Frequently asked questions

What is the difference between the analyst and associate role in investment banking?
Analysts are the execution layer — they build the models, produce the first drafts of materials, and handle the operational logistics of deal processes. Associates manage the analysts, ensure quality control on all deliverables, and have more direct client contact. Associates are also beginning to develop the origination skills that become the primary focus at the VP and MD levels. The transition requires moving from individual contributor to team manager while still doing significant analytical work.
Do Investment Banking Associates need an MBA?
The associate program was historically the primary post-MBA entry point into investment banking for career changers or people who spent two to three years in other industries before business school. A growing share of associates are promoted directly from the analyst program without an MBA. For people entering banking from consulting, accounting, or industry roles, the MBA remains the standard path to the associate level at bulge-bracket firms.
What is the hardest transition from analyst to associate?
The hardest transition is from being the person who receives feedback to the person who gives it. Associates must review analysts' work and give clear, useful feedback without doing the work themselves — because that defeats the purpose of the delegation. Associates who struggle often either redo analysts' work themselves (too slow, doesn't develop the analyst) or provide feedback so vague the model comes back with the same errors.
How long does it take to make Vice President from associate?

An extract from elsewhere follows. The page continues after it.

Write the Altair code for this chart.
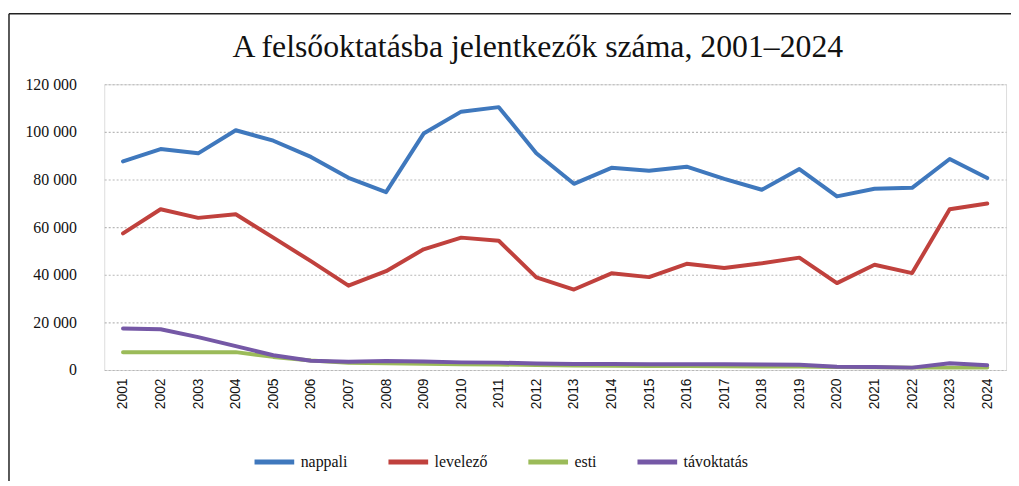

Three to four years is standard at most banks, though timelines vary by firm and market conditions. Strong performers with deal track records can be promoted after two years. Banks use formal performance reviews annually and mid-year check-ins. The VP promotion is the first rank where retention of client relationships begins to matter alongside deal execution quality.
Do associates need to generate their own business?
Not primarily — that's the VP and MD function. But associates are expected to develop the habits and knowledge that will eventually support origination: building familiarity with the firm's client relationships, developing sector expertise, attending industry conferences, and contributing deal ideas based on their market monitoring. Associates who show early origination instincts are promoted faster.